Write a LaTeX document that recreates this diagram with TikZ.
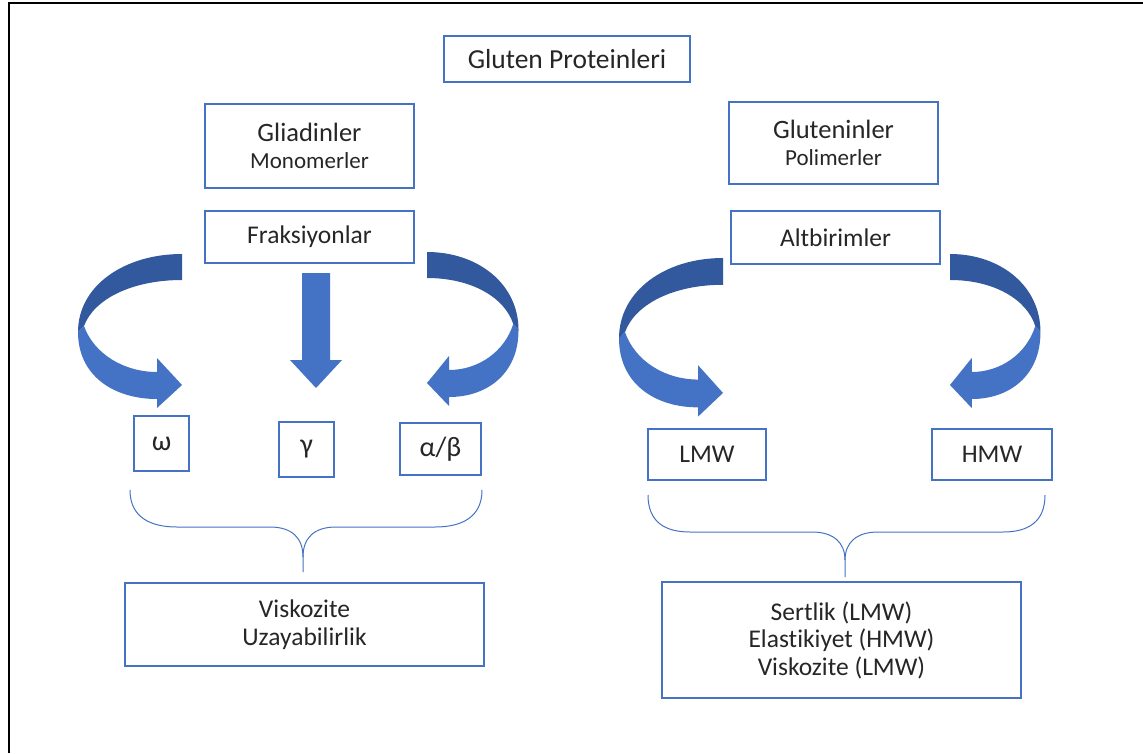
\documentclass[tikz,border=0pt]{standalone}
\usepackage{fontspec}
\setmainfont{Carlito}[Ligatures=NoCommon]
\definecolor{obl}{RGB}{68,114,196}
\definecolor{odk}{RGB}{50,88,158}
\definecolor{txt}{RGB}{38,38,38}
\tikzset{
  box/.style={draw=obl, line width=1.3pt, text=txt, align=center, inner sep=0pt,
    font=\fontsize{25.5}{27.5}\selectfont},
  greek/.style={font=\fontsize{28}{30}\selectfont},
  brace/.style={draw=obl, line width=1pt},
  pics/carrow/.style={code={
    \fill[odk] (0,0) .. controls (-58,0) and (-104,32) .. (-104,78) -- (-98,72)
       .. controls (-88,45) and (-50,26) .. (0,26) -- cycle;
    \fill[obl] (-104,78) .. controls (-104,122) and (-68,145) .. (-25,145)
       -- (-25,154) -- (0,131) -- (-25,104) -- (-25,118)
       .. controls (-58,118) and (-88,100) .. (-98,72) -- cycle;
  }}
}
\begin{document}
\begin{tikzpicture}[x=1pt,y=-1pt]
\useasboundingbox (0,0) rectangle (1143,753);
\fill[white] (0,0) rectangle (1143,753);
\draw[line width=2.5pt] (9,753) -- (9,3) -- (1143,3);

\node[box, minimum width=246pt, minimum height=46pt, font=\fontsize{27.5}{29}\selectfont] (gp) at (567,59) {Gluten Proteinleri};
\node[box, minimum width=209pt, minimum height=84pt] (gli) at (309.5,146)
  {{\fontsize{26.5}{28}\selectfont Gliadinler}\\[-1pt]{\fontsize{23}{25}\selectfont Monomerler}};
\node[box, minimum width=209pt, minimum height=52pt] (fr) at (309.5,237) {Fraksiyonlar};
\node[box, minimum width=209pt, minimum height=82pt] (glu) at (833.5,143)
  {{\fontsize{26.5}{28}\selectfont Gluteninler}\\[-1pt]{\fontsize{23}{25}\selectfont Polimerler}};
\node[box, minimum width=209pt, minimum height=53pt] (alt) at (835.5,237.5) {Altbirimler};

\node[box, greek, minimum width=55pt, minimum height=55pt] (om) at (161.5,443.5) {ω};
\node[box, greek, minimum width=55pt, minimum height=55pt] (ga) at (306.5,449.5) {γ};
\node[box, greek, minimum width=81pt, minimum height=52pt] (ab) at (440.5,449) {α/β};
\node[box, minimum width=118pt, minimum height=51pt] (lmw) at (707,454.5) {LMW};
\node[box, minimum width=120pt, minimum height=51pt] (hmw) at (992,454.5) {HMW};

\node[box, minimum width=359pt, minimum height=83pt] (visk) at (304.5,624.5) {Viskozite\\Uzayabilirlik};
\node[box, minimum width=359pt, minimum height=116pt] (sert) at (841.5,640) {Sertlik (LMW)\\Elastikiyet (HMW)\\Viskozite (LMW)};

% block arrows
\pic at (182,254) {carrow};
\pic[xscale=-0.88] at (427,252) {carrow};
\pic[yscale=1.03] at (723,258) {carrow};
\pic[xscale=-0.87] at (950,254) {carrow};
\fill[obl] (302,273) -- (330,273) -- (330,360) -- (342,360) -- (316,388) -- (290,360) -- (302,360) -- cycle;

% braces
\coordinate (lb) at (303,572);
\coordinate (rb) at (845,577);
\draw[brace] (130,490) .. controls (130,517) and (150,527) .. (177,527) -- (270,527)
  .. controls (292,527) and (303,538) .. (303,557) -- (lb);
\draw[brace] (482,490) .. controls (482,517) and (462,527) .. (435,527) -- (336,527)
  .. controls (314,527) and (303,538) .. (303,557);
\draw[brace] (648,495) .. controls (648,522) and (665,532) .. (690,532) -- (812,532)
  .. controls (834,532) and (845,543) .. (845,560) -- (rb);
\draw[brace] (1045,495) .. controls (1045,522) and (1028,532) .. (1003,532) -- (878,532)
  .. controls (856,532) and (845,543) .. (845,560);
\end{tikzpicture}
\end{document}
────
Direction: Repeat the listing in full and exactly. Do not include any images.

Result:
Write a LaTeX document that recreates this diagram with TikZ.
\documentclass[tikz,border=0pt]{standalone}
\usepackage{fontspec}
\setmainfont{Carlito}[Ligatures=NoCommon]
\definecolor{obl}{RGB}{68,114,196}
\definecolor{odk}{RGB}{50,88,158}
\definecolor{txt}{RGB}{38,38,38}
\tikzset{
  box/.style={draw=obl, line width=1.3pt, text=txt, align=center, inner sep=0pt,
    font=\fontsize{25.5}{27.5}\selectfont},
  greek/.style={font=\fontsize{28}{30}\selectfont},
  brace/.style={draw=obl, line width=1pt},
  pics/carrow/.style={code={
    \fill[odk] (0,0) .. controls (-58,0) and (-104,32) .. (-104,78) -- (-98,72)
       .. controls (-88,45) and (-50,26) .. (0,26) -- cycle;
    \fill[obl] (-104,78) .. controls (-104,122) and (-68,145) .. (-25,145)
       -- (-25,154) -- (0,131) -- (-25,104) -- (-25,118)
       .. controls (-58,118) and (-88,100) .. (-98,72) -- cycle;
  }}
}
\begin{document}
\begin{tikzpicture}[x=1pt,y=-1pt]
\useasboundingbox (0,0) rectangle (1143,753);
\fill[white] (0,0) rectangle (1143,753);
\draw[line width=2.5pt] (9,753) -- (9,3) -- (1143,3);

\node[box, minimum width=246pt, minimum height=46pt, font=\fontsize{27.5}{29}\selectfont] (gp) at (567,59) {Gluten Proteinleri};
\node[box, minimum width=209pt, minimum height=84pt] (gli) at (309.5,146)
  {{\fontsize{26.5}{28}\selectfont Gliadinler}\\[-1pt]{\fontsize{23}{25}\selectfont Monomerler}};
\node[box, minimum width=209pt, minimum height=52pt] (fr) at (309.5,237) {Fraksiyonlar};
\node[box, minimum width=209pt, minimum height=82pt] (glu) at (833.5,143)
  {{\fontsize{26.5}{28}\selectfont Gluteninler}\\[-1pt]{\fontsize{23}{25}\selectfont Polimerler}};
\node[box, minimum width=209pt, minimum height=53pt] (alt) at (835.5,237.5) {Altbirimler};

\node[box, greek, minimum width=55pt, minimum height=55pt] (om) at (161.5,443.5) {ω};
\node[box, greek, minimum width=55pt, minimum height=55pt] (ga) at (306.5,449.5) {γ};
\node[box, greek, minimum width=81pt, minimum height=52pt] (ab) at (440.5,449) {α/β};
\node[box, minimum width=118pt, minimum height=51pt] (lmw) at (707,454.5) {LMW};
\node[box, minimum width=120pt, minimum height=51pt] (hmw) at (992,454.5) {HMW};

\node[box, minimum width=359pt, minimum height=83pt] (visk) at (304.5,624.5) {Viskozite\\Uzayabilirlik};
\node[box, minimum width=359pt, minimum height=116pt] (sert) at (841.5,640) {Sertlik (LMW)\\Elastikiyet (HMW)\\Viskozite (LMW)};

% block arrows
\pic at (182,254) {carrow};
\pic[xscale=-0.88] at (427,252) {carrow};
\pic[yscale=1.03] at (723,258) {carrow};
\pic[xscale=-0.87] at (950,254) {carrow};
\fill[obl] (302,273) -- (330,273) -- (330,360) -- (342,360) -- (316,388) -- (290,360) -- (302,360) -- cycle;

% braces
\coordinate (lb) at (303,572);
\coordinate (rb) at (845,577);
\draw[brace] (130,490) .. controls (130,517) and (150,527) .. (177,527) -- (270,527)
  .. controls (292,527) and (303,538) .. (303,557) -- (lb);
\draw[brace] (482,490) .. controls (482,517) and (462,527) .. (435,527) -- (336,527)
  .. controls (314,527) and (303,538) .. (303,557);
\draw[brace] (648,495) .. controls (648,522) and (665,532) .. (690,532) -- (812,532)
  .. controls (834,532) and (845,543) .. (845,560) -- (rb);
\draw[brace] (1045,495) .. controls (1045,522) and (1028,532) .. (1003,532) -- (878,532)
  .. controls (856,532) and (845,543) .. (845,560);
\end{tikzpicture}
\end{document}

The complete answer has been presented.